Brückmann argued that although the oath taken at some coronations has been lost, and that where texts have survived it is in several versions, there is sufficient evidence to indicate that the oath as actually spoken by the king in the thirteenth century varied only marginally in wording and not at all in meaning. He disputed Richardson's claim that during the thirteenth century the traditional threefold oath was augmented by a fourth wherein the monarch swore to defend the rights and privileges attaching to kingship. He considered the evidence to be too circumstantial to be convincing. For Brückmann the thirteenth-century oath remained traditional and lends no support to the idea of innovation.
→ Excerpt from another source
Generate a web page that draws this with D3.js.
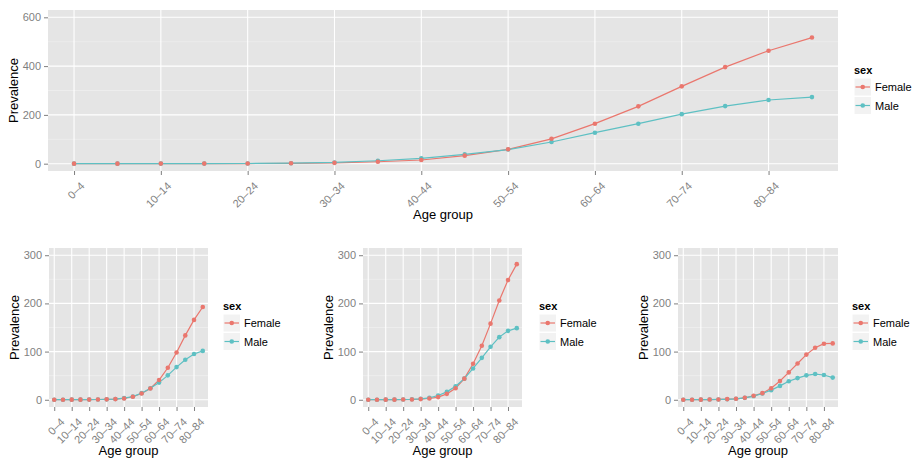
<!DOCTYPE html>
<html>
<head>
<meta charset="utf-8">
<script src="https://cdn.jsdelivr.net/npm/d3@7"></script>
<style>
  body { margin: 0; background: #fff; }
  svg { font-family: "Liberation Sans", Arial, sans-serif; }
</style>
</head>
<body>
<div id="chart"></div>
<script>
// age groups (x categories) and the labels shown on the axis
var ageGroups = ["0\u20134", "5\u20139", "10\u201314", "15\u201319", "20\u201324", "25\u201329",
  "30\u201334", "35\u201339", "40\u201344", "45\u201349", "50\u201354", "55\u201359",
  "60\u201364", "65\u201369", "70\u201374", "75\u201379", "80\u201384", "85+"];
var tickLabels = ["0\u20134", "10\u201314", "20\u201324", "30\u201334", "40\u201344",
  "50\u201354", "60\u201364", "70\u201374", "80\u201384"];
var sexes = ["Female", "Male"];

// prevalence values
var topFemale = [0.2, 0.2, 0.3, 0.4, 0.6, 1.5, 3.5, 8, 15, 33, 59, 102, 164, 235, 317, 396, 463, 517];
var topMale = [0.2, 0.2, 0.3, 0.4, 0.7, 2, 5, 12, 22, 38, 58, 89, 127, 164, 203, 236, 261, 273];
var leftFemale = [0.2, 0.2, 0.3, 0.3, 0.4, 0.6, 0.9, 1.4, 2.7, 6.2, 13, 23.3, 41, 66.4, 98, 133.6, 165.8, 192.5];
var leftMale = [0.2, 0.2, 0.3, 0.3, 0.4, 0.6, 0.9, 1.5, 3.4, 6.8, 13.7, 24, 35.6, 50.7, 67.8, 83, 95, 101.4];
var midFemale = [0.2, 0.2, 0.3, 0.3, 0.5, 0.7, 1.4, 2.7, 5.5, 12.3, 24, 43.8, 74.7, 112, 158, 206, 248.6, 281.5];
var midMale = [0.2, 0.2, 0.3, 0.4, 0.6, 1, 2, 4, 8.9, 16.4, 28, 43.8, 65, 87, 110, 130, 143, 148.6];
var rightFemale = [0.2, 0.2, 0.3, 0.5, 0.7, 1.4, 2, 4.1, 8.2, 13.7, 24, 39, 56.8, 75.3, 93.8, 108, 116.4, 117];
var rightMale = [0.2, 0.2, 0.3, 0.5, 0.7, 1, 2, 4, 7.5, 13, 20, 28.8, 38.4, 45, 50.7, 53.4, 51.4, 46];

var topTicks = [0, 200, 400, 600];
var bottomTicks = [0, 100, 200, 300];

var colour = d3.scaleOrdinal().domain(sexes).range(["#EA776E", "#5EC0C3"]);

var svg = d3.select("#chart").append("svg")
  .attr("width", 914)
  .attr("height", 461);

// panel layouts
var panels = [
  {left: 48, top: 10, width: 790, height: 161, ticks: topTicks, female: topFemale, male: topMale, legendX: 854, legendY: 74},
  {left: 49, top: 248, width: 159, height: 159, ticks: bottomTicks, female: leftFemale, male: leftMale, legendX: 223, legendY: 310},
  {left: 363, top: 248, width: 159, height: 159, ticks: bottomTicks, female: midFemale, male: midMale, legendX: 539, legendY: 310},
  {left: 678, top: 248, width: 160, height: 159, ticks: bottomTicks, female: rightFemale, male: rightMale, legendX: 852, legendY: 310}
];

panels.forEach(drawPanel);

function drawPanel(p) {
  var g = svg.append("g")
    .attr("transform", "translate(" + p.left + "," + p.top + ")");

  var yMax = d3.max(p.ticks);
  var x = d3.scalePoint().domain(ageGroups).range([0, p.width]).padding(0.6);
  var y = d3.scaleLinear().domain([-0.05 * yMax, 1.05 * yMax]).range([p.height, 0]);

  // background
  g.append("rect")
    .attr("width", p.width)
    .attr("height", p.height)
    .attr("fill", "#E5E5E5");

  // minor grid (between major ticks)
  var step = p.ticks[1] - p.ticks[0];
  var minor = p.ticks.slice(0, -1).map(function(t) { return t + step / 2; });
  g.selectAll(".minor").data(minor).enter().append("line")
    .attr("x1", 0).attr("x2", p.width)
    .attr("y1", function(d) { return y(d); })
    .attr("y2", function(d) { return y(d); })
    .attr("stroke", "#F2F2F2")
    .attr("stroke-width", 0.6);

  // major grid
  g.selectAll(".hmajor").data(p.ticks).enter().append("line")
    .attr("x1", 0).attr("x2", p.width)
    .attr("y1", function(d) { return y(d); })
    .attr("y2", function(d) { return y(d); })
    .attr("stroke", "#fff")
    .attr("stroke-width", 1.1);
  g.selectAll(".vmajor").data(tickLabels).enter().append("line")
    .attr("y1", 0).attr("y2", p.height)
    .attr("x1", function(d) { return x(d); })
    .attr("x2", function(d) { return x(d); })
    .attr("stroke", "#fff")
    .attr("stroke-width", 1.1);

  // axes
  var xAxis = g.append("g")
    .attr("transform", "translate(0," + p.height + ")")
    .call(d3.axisBottom(x).tickValues(tickLabels).tickSize(4).tickPadding(3));
  xAxis.select(".domain").remove();
  xAxis.selectAll("line").attr("stroke", "#7F7F7F");
  xAxis.selectAll("text")
    .attr("fill", "#7F7F7F")
    .style("font-size", "11px")
    .style("text-anchor", "end")
    .attr("dy", "0.35em")
    .attr("transform", "translate(3,8) rotate(-45)");

  var yAxis = g.append("g")
    .call(d3.axisLeft(y).tickValues(p.ticks).tickSize(4).tickPadding(3));
  yAxis.select(".domain").remove();
  yAxis.selectAll("line").attr("stroke", "#7F7F7F");
  yAxis.selectAll("text")
    .attr("fill", "#7F7F7F")
    .style("font-size", "11px");

  // axis titles
  g.append("text")
    .attr("x", p.width / 2)
    .attr("y", p.height + 48)
    .attr("text-anchor", "middle")
    .style("font-size", "13px")
    .text("Age group");
  g.append("text")
    .attr("transform", "translate(-30," + (p.height / 2) + ") rotate(-90)")
    .attr("text-anchor", "middle")
    .style("font-size", "13px")
    .text("Prevalence");

  // lines then points
  var series = [
    {sex: "Female", values: p.female},
    {sex: "Male", values: p.male}
  ];
  var line = d3.line()
    .x(function(d, i) { return x(ageGroups[i]); })
    .y(function(d) { return y(d); });

  series.forEach(function(s) {
    g.append("path")
      .datum(s.values)
      .attr("d", line)
      .attr("fill", "none")
      .attr("stroke", colour(s.sex))
      .attr("stroke-width", 1.2);
  });
  series.slice().reverse().forEach(function(s) {
    g.selectAll(null).data(s.values).enter().append("circle")
      .attr("cx", function(d, i) { return x(ageGroups[i]); })
      .attr("cy", function(d) { return y(d); })
      .attr("r", 2.3)
      .attr("fill", colour(s.sex));
  });

  // legend
  var leg = svg.append("g")
    .attr("transform", "translate(" + p.legendX + "," + p.legendY + ")");
  leg.append("text")
    .attr("x", 0)
    .attr("y", 0)
    .style("font-size", "11px")
    .style("font-weight", "bold")
    .text("sex");
  sexes.forEach(function(s, i) {
    var k = leg.append("g")
      .attr("transform", "translate(0," + (4 + i * 18.5) + ")");
    k.append("rect")
      .attr("width", 17.5).attr("height", 18)
      .attr("fill", "#F2F2F2")
      .attr("stroke", "#fff");
    k.append("line")
      .attr("x1", 1.5).attr("x2", 16)
      .attr("y1", 9).attr("y2", 9)
      .attr("stroke", colour(s))
      .attr("stroke-width", 1.2);
    k.append("circle")
      .attr("cx", 8.75).attr("cy", 9).attr("r", 2.3)
      .attr("fill", colour(s));
    k.append("text")
      .attr("x", 21)
      .attr("y", 13)
      .style("font-size", "11px")
      .text(s);
  });
}
</script>
</body>
</html>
He also queried Richardson's interpretation of the 1308 oath with its fourth clause. Even when the political background to the coronation of Edward II is taken into account, however, even admitting that the king on the eve of his crowning was seeking to placate his magnates, the constitutional principles involved in the proposition that the king will observe not only the established laws and customs of England, but in addition those which the community of the realm might elect in future, can only be deemed revolutionary. Brückmann saw the oath of 1308 as imposing severe limitations on the power of the king. It foreshadowed a monarchy subjected to unprecedented restrictions since the community of the realm at any time might impose legal constraints on royal action, constraints to which Edward II already had committed himself under oath. In the development of English monarchy, said Brückmann, the coronation of 1308 occupies a position of pivotal importance. Whereas Richardson perceived "change" in the coronation of 1274 and "continuity" in that of 1308, Brückmann saw the opposite.